Hallo Benoît,
ja, es ist ein eigenartiger Spiegel, wenn man sich anschaut, welche deutschen „Ideen“ bei den Nachbarn (nicht nur im Westen, sondern z.B. auch in St. Petersburg und Ploiești) übernehmenswert schienen. Mir kommt außer „le schnaps“ zur Charakterisierung des deutschen Wesens „l’ersatz“ besonders gut getroffen vor. Andere wie „le hinterland“ werden mit den unsinnigen gegenseitigen Massakrierereien in Vergessenheit geraten (vor ziemlich genau hundert Jahren wurden meine beiden Großväter als Reserve in das Hinterland von Verdun in Marsch gesetzt - es ist schon recht, dass das eine Weile vorbei ist).
„Le weltschmerz“ setzt bereits Kenntnisse der deutschen Romantik voraus, damit er als Begriff verständlich wird: Das dürfte für Intellektuelle reserviert sein.
„La schlague“ ist mir bisher nur bei David Rousset begegnet, ich wusste nicht, dass das allgemeiner verwendet wird; les „blockhaus“ haben wir immer auf der Wanderkarte vom Club Vosgien vor Augen, wenn wir im Outre-Forêt und der Alsace Bossue unterwegs sind - es ist übrigens ein Anblick, der mir immer wieder in der Seele wohltut, wenn ich sehe, wie sich der Wald und das Torfmoos auch diese widerlichen Betonbauten nach und nach zurückholen und die Maginotlinie, den Westwall und die Siegfriedlinie als die größten Irrtümer seit der Reichsteilung 843 neutralisieren.
Immerhin - neben der hübschen Parole „Morgen wieder loustic“ von Jérôme Bonaparte gibt es ja auch noch das alte (der Petit Robert sagt: schon 1546 aus dem Deutschen eingewanderte) „trinquer“ - für irgendwas ist also auch das „deutsche Wesen“ gut.

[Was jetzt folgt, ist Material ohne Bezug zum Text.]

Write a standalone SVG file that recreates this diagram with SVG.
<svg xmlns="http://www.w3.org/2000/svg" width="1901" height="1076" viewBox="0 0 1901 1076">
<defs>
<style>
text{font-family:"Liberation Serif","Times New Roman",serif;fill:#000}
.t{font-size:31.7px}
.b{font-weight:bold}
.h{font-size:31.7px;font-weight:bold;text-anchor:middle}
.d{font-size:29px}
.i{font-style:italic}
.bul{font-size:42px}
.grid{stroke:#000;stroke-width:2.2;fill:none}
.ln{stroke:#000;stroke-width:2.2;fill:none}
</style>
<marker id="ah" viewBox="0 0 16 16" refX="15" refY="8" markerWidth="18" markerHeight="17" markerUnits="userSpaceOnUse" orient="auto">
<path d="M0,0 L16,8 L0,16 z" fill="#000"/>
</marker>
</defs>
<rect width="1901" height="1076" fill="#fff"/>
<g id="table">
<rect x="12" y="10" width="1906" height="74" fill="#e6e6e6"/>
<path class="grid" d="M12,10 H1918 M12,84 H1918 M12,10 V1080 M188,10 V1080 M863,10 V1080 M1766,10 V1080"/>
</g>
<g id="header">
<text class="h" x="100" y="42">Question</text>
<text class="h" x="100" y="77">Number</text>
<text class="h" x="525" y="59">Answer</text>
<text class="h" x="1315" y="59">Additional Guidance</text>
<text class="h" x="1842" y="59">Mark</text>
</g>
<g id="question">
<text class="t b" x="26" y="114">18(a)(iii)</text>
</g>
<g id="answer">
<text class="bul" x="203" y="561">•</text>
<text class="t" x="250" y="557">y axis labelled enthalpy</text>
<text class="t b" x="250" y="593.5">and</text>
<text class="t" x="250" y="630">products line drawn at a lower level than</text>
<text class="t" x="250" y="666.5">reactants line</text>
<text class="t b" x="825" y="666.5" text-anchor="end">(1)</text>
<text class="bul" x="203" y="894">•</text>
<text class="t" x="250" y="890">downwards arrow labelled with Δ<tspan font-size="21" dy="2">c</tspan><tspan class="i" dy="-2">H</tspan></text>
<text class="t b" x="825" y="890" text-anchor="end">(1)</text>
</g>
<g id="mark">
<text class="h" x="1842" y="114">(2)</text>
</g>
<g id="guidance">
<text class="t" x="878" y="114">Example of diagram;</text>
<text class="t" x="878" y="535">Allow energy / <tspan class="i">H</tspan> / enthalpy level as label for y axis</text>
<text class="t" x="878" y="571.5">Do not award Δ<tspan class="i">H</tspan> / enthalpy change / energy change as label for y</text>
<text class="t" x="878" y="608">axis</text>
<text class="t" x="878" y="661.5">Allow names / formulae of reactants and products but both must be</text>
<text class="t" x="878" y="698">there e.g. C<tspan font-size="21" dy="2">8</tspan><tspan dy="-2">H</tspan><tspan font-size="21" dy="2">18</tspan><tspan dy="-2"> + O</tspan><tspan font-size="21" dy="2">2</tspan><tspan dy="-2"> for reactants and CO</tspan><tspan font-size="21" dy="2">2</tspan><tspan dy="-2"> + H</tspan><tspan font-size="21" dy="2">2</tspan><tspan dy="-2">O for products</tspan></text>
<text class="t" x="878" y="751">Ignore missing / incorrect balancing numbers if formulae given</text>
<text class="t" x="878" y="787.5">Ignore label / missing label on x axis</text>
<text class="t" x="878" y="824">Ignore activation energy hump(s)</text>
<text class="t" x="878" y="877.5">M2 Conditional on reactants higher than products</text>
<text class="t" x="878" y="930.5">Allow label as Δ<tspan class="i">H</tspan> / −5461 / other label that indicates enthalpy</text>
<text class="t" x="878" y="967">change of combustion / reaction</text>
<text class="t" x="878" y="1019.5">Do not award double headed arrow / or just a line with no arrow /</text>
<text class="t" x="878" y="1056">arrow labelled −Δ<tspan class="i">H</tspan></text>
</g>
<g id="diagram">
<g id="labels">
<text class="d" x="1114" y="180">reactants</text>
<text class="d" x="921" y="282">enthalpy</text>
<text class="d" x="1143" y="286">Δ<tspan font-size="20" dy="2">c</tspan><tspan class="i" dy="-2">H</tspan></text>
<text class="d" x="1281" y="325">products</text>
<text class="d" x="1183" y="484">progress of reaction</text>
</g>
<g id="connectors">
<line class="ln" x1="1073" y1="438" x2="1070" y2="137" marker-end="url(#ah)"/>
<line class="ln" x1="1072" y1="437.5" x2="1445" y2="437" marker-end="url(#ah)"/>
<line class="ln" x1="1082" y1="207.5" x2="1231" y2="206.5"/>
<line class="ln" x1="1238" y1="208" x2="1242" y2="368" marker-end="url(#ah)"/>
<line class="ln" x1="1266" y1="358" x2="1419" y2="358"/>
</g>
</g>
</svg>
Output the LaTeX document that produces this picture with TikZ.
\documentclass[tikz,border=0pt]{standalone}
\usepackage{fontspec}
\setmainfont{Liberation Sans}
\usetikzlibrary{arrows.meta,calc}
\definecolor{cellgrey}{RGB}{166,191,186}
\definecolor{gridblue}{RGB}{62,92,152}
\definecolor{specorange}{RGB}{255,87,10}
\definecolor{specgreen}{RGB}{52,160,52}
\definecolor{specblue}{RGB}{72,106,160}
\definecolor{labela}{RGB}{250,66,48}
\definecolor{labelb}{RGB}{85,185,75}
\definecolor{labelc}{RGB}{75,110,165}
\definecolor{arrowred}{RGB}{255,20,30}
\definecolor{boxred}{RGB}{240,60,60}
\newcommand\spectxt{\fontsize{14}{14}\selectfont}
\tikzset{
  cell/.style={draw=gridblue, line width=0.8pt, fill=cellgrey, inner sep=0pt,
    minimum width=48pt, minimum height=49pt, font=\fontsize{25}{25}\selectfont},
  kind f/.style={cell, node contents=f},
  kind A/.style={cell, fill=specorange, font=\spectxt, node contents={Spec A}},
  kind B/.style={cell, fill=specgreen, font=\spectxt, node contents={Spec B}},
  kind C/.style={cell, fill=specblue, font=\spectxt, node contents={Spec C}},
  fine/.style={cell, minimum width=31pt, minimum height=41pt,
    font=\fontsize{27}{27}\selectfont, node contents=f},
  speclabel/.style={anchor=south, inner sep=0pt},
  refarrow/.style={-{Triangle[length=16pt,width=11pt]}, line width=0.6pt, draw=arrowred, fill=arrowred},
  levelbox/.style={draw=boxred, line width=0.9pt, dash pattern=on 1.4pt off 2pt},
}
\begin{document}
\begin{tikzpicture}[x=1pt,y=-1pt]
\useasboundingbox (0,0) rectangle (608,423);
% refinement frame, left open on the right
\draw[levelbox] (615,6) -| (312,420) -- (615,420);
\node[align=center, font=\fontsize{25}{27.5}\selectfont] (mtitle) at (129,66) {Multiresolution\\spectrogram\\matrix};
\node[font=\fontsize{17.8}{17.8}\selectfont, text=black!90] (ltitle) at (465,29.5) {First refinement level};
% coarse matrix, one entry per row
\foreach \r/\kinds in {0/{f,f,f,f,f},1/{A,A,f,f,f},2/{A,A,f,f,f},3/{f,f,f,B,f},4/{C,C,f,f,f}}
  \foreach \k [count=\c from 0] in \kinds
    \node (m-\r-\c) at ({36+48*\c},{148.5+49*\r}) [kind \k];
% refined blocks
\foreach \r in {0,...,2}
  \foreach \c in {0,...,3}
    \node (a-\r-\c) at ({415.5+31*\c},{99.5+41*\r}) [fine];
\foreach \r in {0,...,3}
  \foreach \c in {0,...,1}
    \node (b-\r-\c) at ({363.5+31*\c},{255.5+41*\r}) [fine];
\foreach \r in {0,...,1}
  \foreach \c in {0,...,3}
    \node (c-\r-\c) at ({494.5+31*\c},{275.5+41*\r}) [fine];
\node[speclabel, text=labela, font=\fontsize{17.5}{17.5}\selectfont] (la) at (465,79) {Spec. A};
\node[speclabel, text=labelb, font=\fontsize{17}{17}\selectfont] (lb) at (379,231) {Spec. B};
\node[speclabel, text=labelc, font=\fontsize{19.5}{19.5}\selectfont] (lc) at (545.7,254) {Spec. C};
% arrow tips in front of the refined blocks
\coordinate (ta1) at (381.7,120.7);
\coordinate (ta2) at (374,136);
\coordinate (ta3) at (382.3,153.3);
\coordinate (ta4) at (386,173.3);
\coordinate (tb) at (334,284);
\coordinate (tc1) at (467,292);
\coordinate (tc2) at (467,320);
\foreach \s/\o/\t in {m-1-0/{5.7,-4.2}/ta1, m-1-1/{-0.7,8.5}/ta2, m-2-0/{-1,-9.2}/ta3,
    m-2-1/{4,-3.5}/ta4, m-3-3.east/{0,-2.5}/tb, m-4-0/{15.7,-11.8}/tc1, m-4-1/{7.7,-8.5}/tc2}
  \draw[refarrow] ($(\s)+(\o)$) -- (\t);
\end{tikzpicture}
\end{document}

Nebenbei: Argot verändert sich ja ständig, er lebt davon, dass ihn die Alten nicht richtig verstehen; von daher ist es schon ein wenig heroisch, wenn man Argot gedruckt und gebunden in ein dico pressen will. Jedenfalls habe ich im „Dictionnaire du Français Argotique & Populaire“ (F. Caradec bei Larousse) einmal eine schöne deutsche Wendung gefunden, die wohl erst in den 1970ern nach Frankreich gekommen ist: Das für deutsche Taxistände typische stundenlange Warten von Taxifahrern, mit dem mehr als die halbe Schicht herumgeht, als „être en strasse“ - übertragen ungefähr wie „être en galère“. Wird „être en strasse“ heute noch verstanden?
– Ja, „für Bassledo“ ist soviel wie „pour passer le temps“. Es gehört zu den Wörtern, die im Lauf des 19. Jahrhunderts besonders in Württemberg Mode waren, wo allen klar war, dass man mit so einem winzigen Zaunkönigreich nicht weiter käme, aber dann doch viele lieber französische als preußische Untertanen geworden wären. Bis gegen Ende des 20. Jahrhunderts hat sich davon einiges gehalten - etwa auch das (harmlose) „Karessieren“, das dann schon ernsthafter und bedenkenswert wird, wenn es zum „Poussieren“ (= ernsthafte Avancen machen) übergeht.
– Ich glaube übrigens nicht, dass es Franzosen an Sprachbegabung fehlt: Alleine schon der riesige Schatz an Witzen, die mit Homophonien arbeiten (‚Homéopathie? - Pauv’e Juliette!‘) und die schon mal auch in passender Situation aus der hohlen Hand spontan entwickelt werden, zeigt doch eigentlich ein sehr inniges Verhältnis zur eigenen Sprache. Mir kommt es eher vor, als würde die einheitliche Sprache der „Grande Nation“ als identitätsstiftendes und identitätserhaltendes ideologisches Element gebraucht: Es ist noch nicht so lange her, dass die Behauptung, es gäbe in den Grenzen Frankreichs kein Gallo, kein Ch’ti, kein Baskisch, kein Catalan, kein Alemannisch etc. und hätte es nie gegeben, genau so kategorisch als Wahrheit zu stehen hatte wie heute z.B. die Behauptung aus Ankara, es gäbe keine Kurden und keine Armenier und hätte sie nie gegeben.